Figure scripts:
** START **
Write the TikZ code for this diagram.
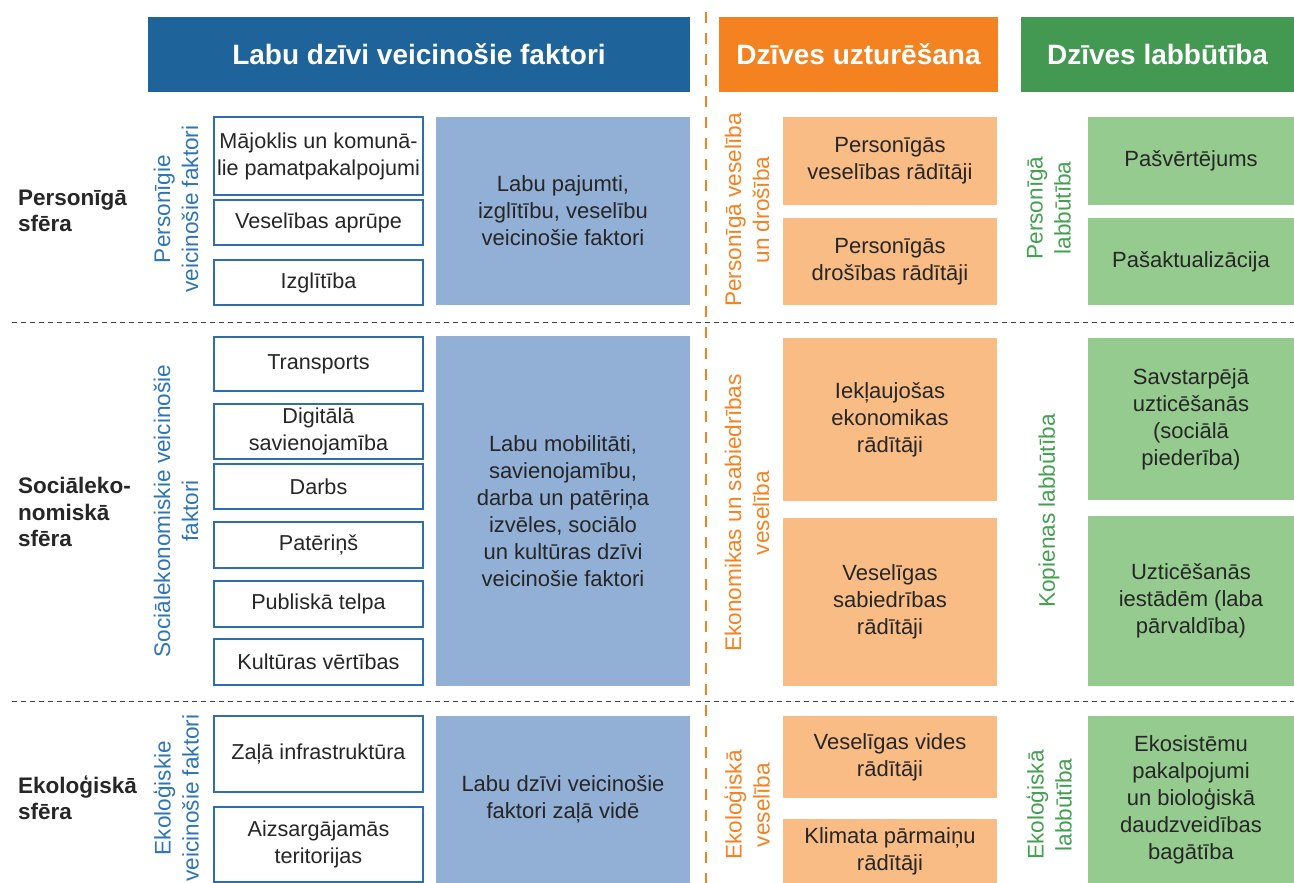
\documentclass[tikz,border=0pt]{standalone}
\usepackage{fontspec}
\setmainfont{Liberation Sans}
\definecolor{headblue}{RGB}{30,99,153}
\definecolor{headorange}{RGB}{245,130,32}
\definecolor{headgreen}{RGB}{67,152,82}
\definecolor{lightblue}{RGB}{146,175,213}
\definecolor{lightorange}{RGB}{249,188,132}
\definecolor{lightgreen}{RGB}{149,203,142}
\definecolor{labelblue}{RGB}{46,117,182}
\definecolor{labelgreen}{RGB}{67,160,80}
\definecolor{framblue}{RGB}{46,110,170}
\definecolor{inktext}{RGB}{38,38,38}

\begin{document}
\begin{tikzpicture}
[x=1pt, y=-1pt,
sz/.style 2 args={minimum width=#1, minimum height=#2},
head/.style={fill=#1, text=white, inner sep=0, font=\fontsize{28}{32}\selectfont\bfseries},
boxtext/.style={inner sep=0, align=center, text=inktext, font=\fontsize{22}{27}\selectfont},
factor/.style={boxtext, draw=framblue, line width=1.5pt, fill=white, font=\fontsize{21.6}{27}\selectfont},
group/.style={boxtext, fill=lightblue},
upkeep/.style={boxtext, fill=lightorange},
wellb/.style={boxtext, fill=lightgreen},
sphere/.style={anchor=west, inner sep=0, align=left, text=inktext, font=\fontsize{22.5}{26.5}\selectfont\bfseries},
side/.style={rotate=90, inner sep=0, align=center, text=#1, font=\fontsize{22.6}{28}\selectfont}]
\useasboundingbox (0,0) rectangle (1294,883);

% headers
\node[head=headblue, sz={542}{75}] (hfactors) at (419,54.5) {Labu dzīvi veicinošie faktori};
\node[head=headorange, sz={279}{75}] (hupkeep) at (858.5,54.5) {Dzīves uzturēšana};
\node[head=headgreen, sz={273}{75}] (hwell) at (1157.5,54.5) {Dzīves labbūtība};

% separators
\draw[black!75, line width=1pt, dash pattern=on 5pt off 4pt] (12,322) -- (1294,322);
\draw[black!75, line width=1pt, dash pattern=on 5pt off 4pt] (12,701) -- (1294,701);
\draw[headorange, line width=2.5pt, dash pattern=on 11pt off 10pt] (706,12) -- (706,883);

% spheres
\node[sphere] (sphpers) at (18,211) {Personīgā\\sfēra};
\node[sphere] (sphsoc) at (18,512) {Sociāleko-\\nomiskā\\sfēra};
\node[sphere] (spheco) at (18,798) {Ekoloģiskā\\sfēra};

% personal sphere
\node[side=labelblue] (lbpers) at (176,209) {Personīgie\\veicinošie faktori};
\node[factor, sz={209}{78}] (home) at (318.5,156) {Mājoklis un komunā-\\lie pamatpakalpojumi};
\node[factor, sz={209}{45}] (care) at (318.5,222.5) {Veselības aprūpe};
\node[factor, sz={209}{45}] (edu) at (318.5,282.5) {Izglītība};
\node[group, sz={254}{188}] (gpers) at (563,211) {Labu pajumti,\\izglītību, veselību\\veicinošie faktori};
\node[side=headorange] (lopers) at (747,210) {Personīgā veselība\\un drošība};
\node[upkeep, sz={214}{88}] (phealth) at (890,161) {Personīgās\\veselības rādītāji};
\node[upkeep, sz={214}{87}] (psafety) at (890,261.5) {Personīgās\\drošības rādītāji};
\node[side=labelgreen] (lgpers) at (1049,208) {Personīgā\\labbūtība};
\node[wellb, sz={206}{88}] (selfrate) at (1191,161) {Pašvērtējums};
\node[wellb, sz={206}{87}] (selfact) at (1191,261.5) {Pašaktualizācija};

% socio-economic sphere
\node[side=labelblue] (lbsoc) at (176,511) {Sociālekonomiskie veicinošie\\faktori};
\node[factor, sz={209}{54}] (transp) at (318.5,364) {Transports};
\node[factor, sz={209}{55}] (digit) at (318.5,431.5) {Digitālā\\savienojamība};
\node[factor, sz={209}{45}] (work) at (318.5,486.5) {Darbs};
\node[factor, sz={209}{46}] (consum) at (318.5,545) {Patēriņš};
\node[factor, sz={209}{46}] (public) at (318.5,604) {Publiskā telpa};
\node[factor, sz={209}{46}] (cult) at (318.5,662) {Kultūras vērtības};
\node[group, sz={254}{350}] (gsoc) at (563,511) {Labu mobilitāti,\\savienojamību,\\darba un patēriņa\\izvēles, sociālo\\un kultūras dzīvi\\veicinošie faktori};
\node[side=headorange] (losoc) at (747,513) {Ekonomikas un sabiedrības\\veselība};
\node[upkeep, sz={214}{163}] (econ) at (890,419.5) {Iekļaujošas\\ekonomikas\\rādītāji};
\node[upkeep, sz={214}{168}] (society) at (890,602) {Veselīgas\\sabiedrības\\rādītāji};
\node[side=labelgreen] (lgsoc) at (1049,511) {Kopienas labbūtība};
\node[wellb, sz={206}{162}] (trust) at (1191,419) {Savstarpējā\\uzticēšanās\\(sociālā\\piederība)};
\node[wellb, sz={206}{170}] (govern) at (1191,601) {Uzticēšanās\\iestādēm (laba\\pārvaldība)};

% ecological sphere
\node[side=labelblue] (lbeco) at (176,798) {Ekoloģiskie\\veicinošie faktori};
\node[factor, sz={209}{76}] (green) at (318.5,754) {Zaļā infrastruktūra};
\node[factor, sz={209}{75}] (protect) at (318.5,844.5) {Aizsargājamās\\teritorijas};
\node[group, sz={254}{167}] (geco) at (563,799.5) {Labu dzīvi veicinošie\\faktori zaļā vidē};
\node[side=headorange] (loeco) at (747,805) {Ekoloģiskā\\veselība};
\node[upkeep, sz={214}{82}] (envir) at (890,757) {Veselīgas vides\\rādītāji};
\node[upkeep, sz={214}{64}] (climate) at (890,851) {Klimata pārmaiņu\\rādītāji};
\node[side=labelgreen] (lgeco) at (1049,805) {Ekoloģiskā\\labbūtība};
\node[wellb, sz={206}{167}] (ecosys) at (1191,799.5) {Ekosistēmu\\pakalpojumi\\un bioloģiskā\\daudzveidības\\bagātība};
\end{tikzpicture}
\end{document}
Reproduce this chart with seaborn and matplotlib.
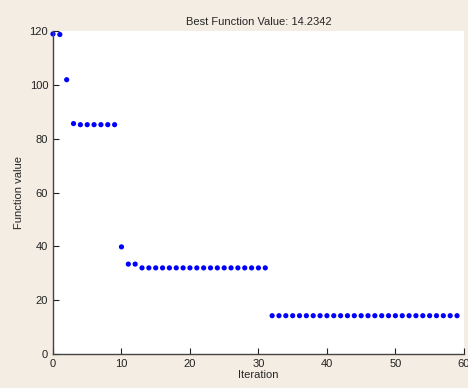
** END **
**TASK REQUIREMENTS:**
Pictures are excluded; copy every other part of the records exactly.

**RESULT OF THE TASK:**
Write the TikZ code for this diagram.
\documentclass[tikz,border=0pt]{standalone}
\usepackage{fontspec}
\setmainfont{Liberation Sans}
\definecolor{headblue}{RGB}{30,99,153}
\definecolor{headorange}{RGB}{245,130,32}
\definecolor{headgreen}{RGB}{67,152,82}
\definecolor{lightblue}{RGB}{146,175,213}
\definecolor{lightorange}{RGB}{249,188,132}
\definecolor{lightgreen}{RGB}{149,203,142}
\definecolor{labelblue}{RGB}{46,117,182}
\definecolor{labelgreen}{RGB}{67,160,80}
\definecolor{framblue}{RGB}{46,110,170}
\definecolor{inktext}{RGB}{38,38,38}

\begin{document}
\begin{tikzpicture}
[x=1pt, y=-1pt,
sz/.style 2 args={minimum width=#1, minimum height=#2},
head/.style={fill=#1, text=white, inner sep=0, font=\fontsize{28}{32}\selectfont\bfseries},
boxtext/.style={inner sep=0, align=center, text=inktext, font=\fontsize{22}{27}\selectfont},
factor/.style={boxtext, draw=framblue, line width=1.5pt, fill=white, font=\fontsize{21.6}{27}\selectfont},
group/.style={boxtext, fill=lightblue},
upkeep/.style={boxtext, fill=lightorange},
wellb/.style={boxtext, fill=lightgreen},
sphere/.style={anchor=west, inner sep=0, align=left, text=inktext, font=\fontsize{22.5}{26.5}\selectfont\bfseries},
side/.style={rotate=90, inner sep=0, align=center, text=#1, font=\fontsize{22.6}{28}\selectfont}]
\useasboundingbox (0,0) rectangle (1294,883);

% headers
\node[head=headblue, sz={542}{75}] (hfactors) at (419,54.5) {Labu dzīvi veicinošie faktori};
\node[head=headorange, sz={279}{75}] (hupkeep) at (858.5,54.5) {Dzīves uzturēšana};
\node[head=headgreen, sz={273}{75}] (hwell) at (1157.5,54.5) {Dzīves labbūtība};

% separators
\draw[black!75, line width=1pt, dash pattern=on 5pt off 4pt] (12,322) -- (1294,322);
\draw[black!75, line width=1pt, dash pattern=on 5pt off 4pt] (12,701) -- (1294,701);
\draw[headorange, line width=2.5pt, dash pattern=on 11pt off 10pt] (706,12) -- (706,883);

% spheres
\node[sphere] (sphpers) at (18,211) {Personīgā\\sfēra};
\node[sphere] (sphsoc) at (18,512) {Sociāleko-\\nomiskā\\sfēra};
\node[sphere] (spheco) at (18,798) {Ekoloģiskā\\sfēra};

% personal sphere
\node[side=labelblue] (lbpers) at (176,209) {Personīgie\\veicinošie faktori};
\node[factor, sz={209}{78}] (home) at (318.5,156) {Mājoklis un komunā-\\lie pamatpakalpojumi};
\node[factor, sz={209}{45}] (care) at (318.5,222.5) {Veselības aprūpe};
\node[factor, sz={209}{45}] (edu) at (318.5,282.5) {Izglītība};
\node[group, sz={254}{188}] (gpers) at (563,211) {Labu pajumti,\\izglītību, veselību\\veicinošie faktori};
\node[side=headorange] (lopers) at (747,210) {Personīgā veselība\\un drošība};
\node[upkeep, sz={214}{88}] (phealth) at (890,161) {Personīgās\\veselības rādītāji};
\node[upkeep, sz={214}{87}] (psafety) at (890,261.5) {Personīgās\\drošības rādītāji};
\node[side=labelgreen] (lgpers) at (1049,208) {Personīgā\\labbūtība};
\node[wellb, sz={206}{88}] (selfrate) at (1191,161) {Pašvērtējums};
\node[wellb, sz={206}{87}] (selfact) at (1191,261.5) {Pašaktualizācija};

% socio-economic sphere
\node[side=labelblue] (lbsoc) at (176,511) {Sociālekonomiskie veicinošie\\faktori};
\node[factor, sz={209}{54}] (transp) at (318.5,364) {Transports};
\node[factor, sz={209}{55}] (digit) at (318.5,431.5) {Digitālā\\savienojamība};
\node[factor, sz={209}{45}] (work) at (318.5,486.5) {Darbs};
\node[factor, sz={209}{46}] (consum) at (318.5,545) {Patēriņš};
\node[factor, sz={209}{46}] (public) at (318.5,604) {Publiskā telpa};
\node[factor, sz={209}{46}] (cult) at (318.5,662) {Kultūras vērtības};
\node[group, sz={254}{350}] (gsoc) at (563,511) {Labu mobilitāti,\\savienojamību,\\darba un patēriņa\\izvēles, sociālo\\un kultūras dzīvi\\veicinošie faktori};
\node[side=headorange] (losoc) at (747,513) {Ekonomikas un sabiedrības\\veselība};
\node[upkeep, sz={214}{163}] (econ) at (890,419.5) {Iekļaujošas\\ekonomikas\\rādītāji};
\node[upkeep, sz={214}{168}] (society) at (890,602) {Veselīgas\\sabiedrības\\rādītāji};
\node[side=labelgreen] (lgsoc) at (1049,511) {Kopienas labbūtība};
\node[wellb, sz={206}{162}] (trust) at (1191,419) {Savstarpējā\\uzticēšanās\\(sociālā\\piederība)};
\node[wellb, sz={206}{170}] (govern) at (1191,601) {Uzticēšanās\\iestādēm (laba\\pārvaldība)};

% ecological sphere
\node[side=labelblue] (lbeco) at (176,798) {Ekoloģiskie\\veicinošie faktori};
\node[factor, sz={209}{76}] (green) at (318.5,754) {Zaļā infrastruktūra};
\node[factor, sz={209}{75}] (protect) at (318.5,844.5) {Aizsargājamās\\teritorijas};
\node[group, sz={254}{167}] (geco) at (563,799.5) {Labu dzīvi veicinošie\\faktori zaļā vidē};
\node[side=headorange] (loeco) at (747,805) {Ekoloģiskā\\veselība};
\node[upkeep, sz={214}{82}] (envir) at (890,757) {Veselīgas vides\\rādītāji};
\node[upkeep, sz={214}{64}] (climate) at (890,851) {Klimata pārmaiņu\\rādītāji};
\node[side=labelgreen] (lgeco) at (1049,805) {Ekoloģiskā\\labbūtība};
\node[wellb, sz={206}{167}] (ecosys) at (1191,799.5) {Ekosistēmu\\pakalpojumi\\un bioloģiskā\\daudzveidības\\bagātība};
\end{tikzpicture}
\end{document}
Reproduce this chart with seaborn and matplotlib.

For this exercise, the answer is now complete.